+++ DATASET CONTENT +++

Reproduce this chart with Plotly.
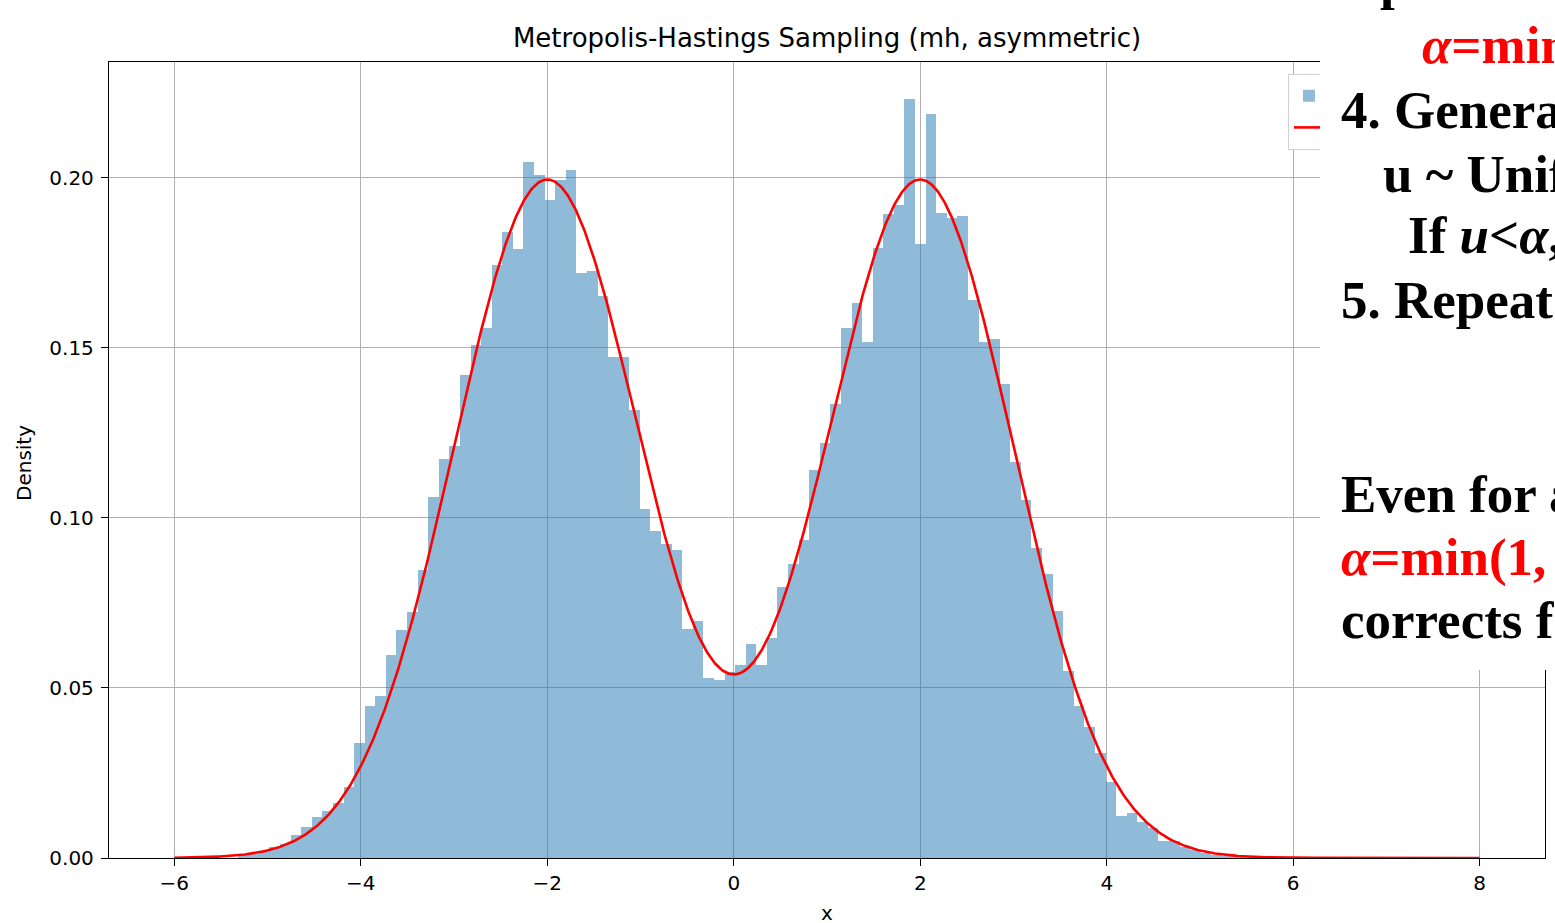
import numpy as np
import plotly.graph_objects as go

# ---------------- data ----------------
bin_start = -5.3195
bin_width = 0.1135
hist_density = [
    0.0008, 0.0012, 0.0020, 0.0032, 0.0042, 0.0067, 0.0090, 0.0121, 0.0139, 0.0162,
    0.0208, 0.0338, 0.0448, 0.0477, 0.0598, 0.0672, 0.0723, 0.0847, 0.1063, 0.1172,
    0.1213, 0.1420, 0.1508, 0.1559, 0.1743, 0.1841, 0.1791, 0.2048, 0.2010, 0.1936,
    0.1994, 0.2024, 0.1720, 0.1725, 0.1653, 0.1473, 0.1474, 0.1318, 0.1026, 0.0962,
    0.0924, 0.0905, 0.0674, 0.0696, 0.0529, 0.0524, 0.0546, 0.0567, 0.0630, 0.0567,
    0.0646, 0.0797, 0.0864, 0.0934, 0.1142, 0.1221, 0.1335, 0.1559, 0.1633, 0.1519,
    0.1795, 0.1895, 0.1920, 0.2233, 0.1807, 0.2188, 0.1898, 0.1881, 0.1888, 0.1640,
    0.1519, 0.1527, 0.1394, 0.1165, 0.1052, 0.0912, 0.0836, 0.0726, 0.0549, 0.0447,
    0.0385, 0.0310, 0.0223, 0.0125, 0.0132, 0.0105, 0.0089, 0.0051, 0.0050, 0.0032,
    0.0024, 0.0016, 0.0010, 0.0006, 0.0004, 0.0003, 0.0002, 0.0001, 0.0001, 0.0001,
]
# target density: equal mixture of N(-2,1) and N(2,1)
mix_means = [-2.0, 2.0]
mix_sds = [1.0, 1.0]
mix_weights = [0.5, 0.5]
curve_x_min, curve_x_max = -6.0, 8.0

x_ticks = [-6, -4, -2, 0, 2, 4, 6, 8]
y_ticks = [0.00, 0.05, 0.10, 0.15, 0.20]

title_text = "Metropolis-Hastings Sampling (mh, asymmetric)"
series_names = ["MH samples", "Target density"]

# ---------------- derived ----------------
centers = bin_start + bin_width * (np.arange(len(hist_density)) + 0.5)
xs = np.linspace(curve_x_min, curve_x_max, 1200)
pdf = np.zeros_like(xs)
for m, s, w in zip(mix_means, mix_sds, mix_weights):
    pdf += w * np.exp(-0.5 * ((xs - m) / s) ** 2) / (s * np.sqrt(2 * np.pi))

# ---------------- layout geometry (px) ----------------
W, H = 1555, 923
L, R, T, B = 109, 1545, 62, 858


def px_x(px):
    return (px - L) / (R - L)


def px_y(py):
    return (B - py) / (B - T)


fig = go.Figure()
fig.add_trace(go.Bar(
    x=centers, y=hist_density, width=bin_width,
    marker=dict(color="rgba(31,119,180,0.5)", line=dict(width=0)),
    name=series_names[0],
))
fig.add_trace(go.Scatter(
    x=xs, y=pdf, mode="lines", line=dict(color="#ff0000", width=2.6),
    name=series_names[1],
))

tick_font = dict(family="DejaVu Sans", size=20, color="black")
axis_common = dict(
    showline=True, linecolor="black", linewidth=1.3, mirror=True,
    ticks="outside", ticklen=7, tickwidth=1.3, tickcolor="black",
    showgrid=True, gridcolor="#b0b0b0", gridwidth=1.3, zeroline=False,
    tickfont=tick_font,
)

fig.update_layout(
    width=W, height=H,
    margin=dict(l=L, r=W - R, t=T, b=H - B, pad=0),
    paper_bgcolor="white", plot_bgcolor="white",
    bargap=0,
    title=dict(text=title_text, x=0.5, xref="paper", y=1 - 38 / H, yref="container",
               xanchor="center", yanchor="middle",
               font=dict(family="DejaVu Sans", size=26, color="black")),
    xaxis=dict(range=[-6.7, 8.7], tickvals=x_ticks, **axis_common),
    yaxis=dict(range=[0, 0.2341], tickvals=y_ticks, tickformat=".2f",
               ticklabelstandoff=3, **axis_common),
    showlegend=True,
    legend=dict(x=px_x(1288), y=px_y(74), xanchor="left", yanchor="top",
                bgcolor="white", bordercolor="#d0d0d0", borderwidth=1,
                font=dict(family="DejaVu Sans", size=22, color="black")),
)

annotations = [
    dict(text="x", x=0.5, y=px_y(913), xref="paper", yref="paper",
         xanchor="center", yanchor="middle", showarrow=False,
         font=dict(family="DejaVu Sans", size=20, color="black")),
    dict(text="Density", x=px_x(24), y=px_y(463), xref="paper", yref="paper",
         xanchor="center", yanchor="middle", textangle=-90, showarrow=False,
         font=dict(family="DejaVu Sans", size=20, color="black")),
    # white slide text box overlaying the chart
    dict(text=" ", x=px_x(1320), y=px_y(0), xref="paper", yref="paper",
         xanchor="left", yanchor="top", showarrow=False, width=280, height=670,
         bgcolor="white", borderpad=0, borderwidth=0),
]

slide_font = "Liberation Serif"
fs = 53
slide_lines = [
    # (text, left px, baseline px, colour)
    ("p", 1379, -1.5, "black"),
    ("<i>α</i>=min(1, ...)", 1421, 63, "#ff0000"),
    ("4. Generate", 1340, 128, "black"),
    ("u ~ Uniform(0,1)", 1382, 192, "black"),
    ("If <i>u</i>&lt;<i>α</i>, accept", 1407, 253, "black"),
    ("5. Repeat", 1340, 318, "black"),
    ("Even for asymmetric", 1340, 512, "black"),
    ("<i>α</i>=min(1, ...)", 1340, 575, "#ff0000"),
    ("corrects for bias", 1340, 638, "black"),
]
for txt, lx, base, col in slide_lines:
    annotations.append(dict(
        text=txt, x=px_x(lx), y=px_y(base - 0.3375 * fs), xref="paper", yref="paper",
        xanchor="left", yanchor="middle", showarrow=False, borderpad=0,
        font=dict(family=slide_font, size=fs, color=col, weight="bold"),
    ))

fig.update_layout(annotations=annotations)
fig.write_html("out.html")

+++

**WHAT THIS TASK INVOLVES**
Return nothing but the lines running from the start of the data to the line with "import plotly.graph_objects as go", please, both ends included and no pictures.

**EXERCISE RESPONSE**
Reproduce this chart with Plotly.
import numpy as np
import plotly.graph_objects as go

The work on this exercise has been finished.